_GIVEN PROBLEM:_ Your task is to copy the listing exactly. Drop any pictures from the copy.

★ ★ ★ ★

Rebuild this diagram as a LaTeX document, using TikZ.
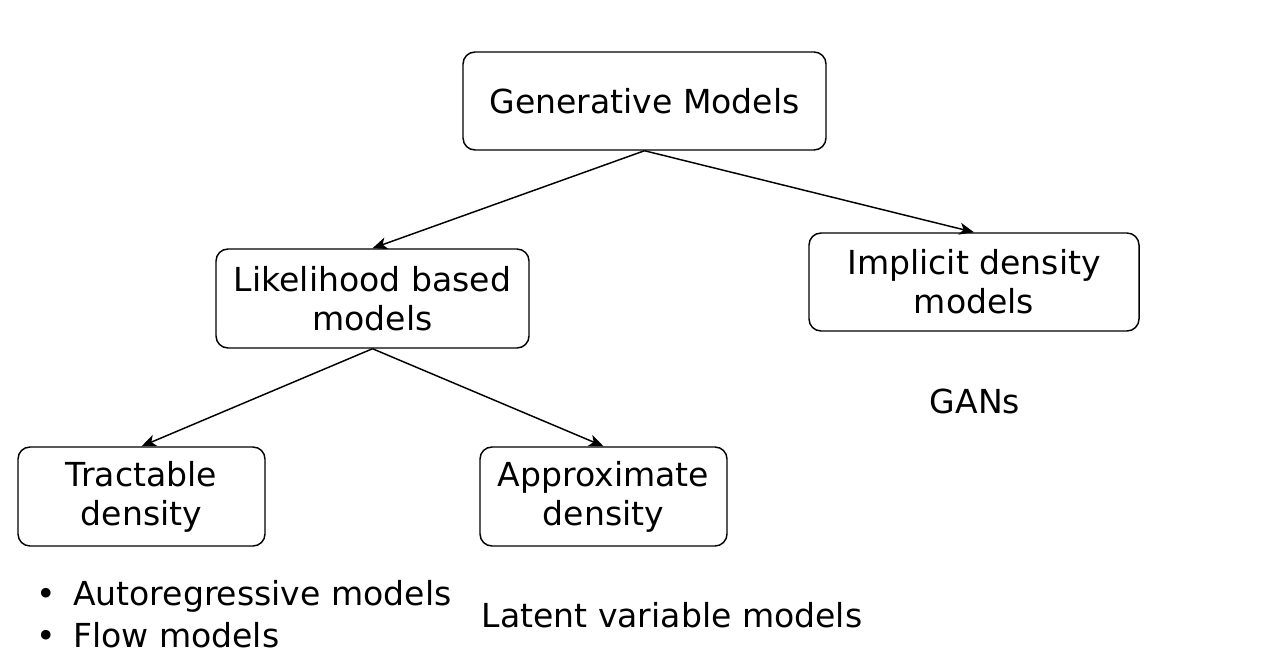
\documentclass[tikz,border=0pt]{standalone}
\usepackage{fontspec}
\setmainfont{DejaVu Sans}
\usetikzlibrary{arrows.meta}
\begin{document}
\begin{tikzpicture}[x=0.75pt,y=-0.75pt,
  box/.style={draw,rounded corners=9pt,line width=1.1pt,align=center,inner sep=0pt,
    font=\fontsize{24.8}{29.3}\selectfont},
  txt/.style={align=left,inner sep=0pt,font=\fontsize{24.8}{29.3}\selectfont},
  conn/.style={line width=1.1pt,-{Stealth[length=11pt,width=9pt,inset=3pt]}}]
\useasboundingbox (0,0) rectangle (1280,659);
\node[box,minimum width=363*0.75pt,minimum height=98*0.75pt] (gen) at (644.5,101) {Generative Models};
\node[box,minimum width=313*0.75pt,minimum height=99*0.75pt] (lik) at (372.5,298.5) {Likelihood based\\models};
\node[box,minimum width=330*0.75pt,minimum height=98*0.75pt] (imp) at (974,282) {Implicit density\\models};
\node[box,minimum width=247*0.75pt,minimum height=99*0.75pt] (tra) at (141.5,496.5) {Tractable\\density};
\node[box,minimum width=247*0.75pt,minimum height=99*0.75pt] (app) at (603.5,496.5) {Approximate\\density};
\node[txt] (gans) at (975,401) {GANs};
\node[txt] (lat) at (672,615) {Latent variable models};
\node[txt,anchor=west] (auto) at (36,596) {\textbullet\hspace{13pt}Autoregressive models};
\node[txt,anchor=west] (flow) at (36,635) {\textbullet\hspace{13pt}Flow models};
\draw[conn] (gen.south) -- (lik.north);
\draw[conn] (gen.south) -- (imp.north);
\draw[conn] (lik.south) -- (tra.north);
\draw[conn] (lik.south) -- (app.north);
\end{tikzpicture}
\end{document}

★ ★ ★ ★

_ANSWER FOR THIS EXERCISE:_
Rebuild this diagram as a LaTeX document, using TikZ.
\documentclass[tikz,border=0pt]{standalone}
\usepackage{fontspec}
\setmainfont{DejaVu Sans}
\usetikzlibrary{arrows.meta}
\begin{document}
\begin{tikzpicture}[x=0.75pt,y=-0.75pt,
  box/.style={draw,rounded corners=9pt,line width=1.1pt,align=center,inner sep=0pt,
    font=\fontsize{24.8}{29.3}\selectfont},
  txt/.style={align=left,inner sep=0pt,font=\fontsize{24.8}{29.3}\selectfont},
  conn/.style={line width=1.1pt,-{Stealth[length=11pt,width=9pt,inset=3pt]}}]
\useasboundingbox (0,0) rectangle (1280,659);
\node[box,minimum width=363*0.75pt,minimum height=98*0.75pt] (gen) at (644.5,101) {Generative Models};
\node[box,minimum width=313*0.75pt,minimum height=99*0.75pt] (lik) at (372.5,298.5) {Likelihood based\\models};
\node[box,minimum width=330*0.75pt,minimum height=98*0.75pt] (imp) at (974,282) {Implicit density\\models};
\node[box,minimum width=247*0.75pt,minimum height=99*0.75pt] (tra) at (141.5,496.5) {Tractable\\density};
\node[box,minimum width=247*0.75pt,minimum height=99*0.75pt] (app) at (603.5,496.5) {Approximate\\density};
\node[txt] (gans) at (975,401) {GANs};
\node[txt] (lat) at (672,615) {Latent variable models};
\node[txt,anchor=west] (auto) at (36,596) {\textbullet\hspace{13pt}Autoregressive models};
\node[txt,anchor=west] (flow) at (36,635) {\textbullet\hspace{13pt}Flow models};
\draw[conn] (gen.south) -- (lik.north);
\draw[conn] (gen.south) -- (imp.north);
\draw[conn] (lik.south) -- (tra.north);
\draw[conn] (lik.south) -- (app.north);
\end{tikzpicture}
\end{document}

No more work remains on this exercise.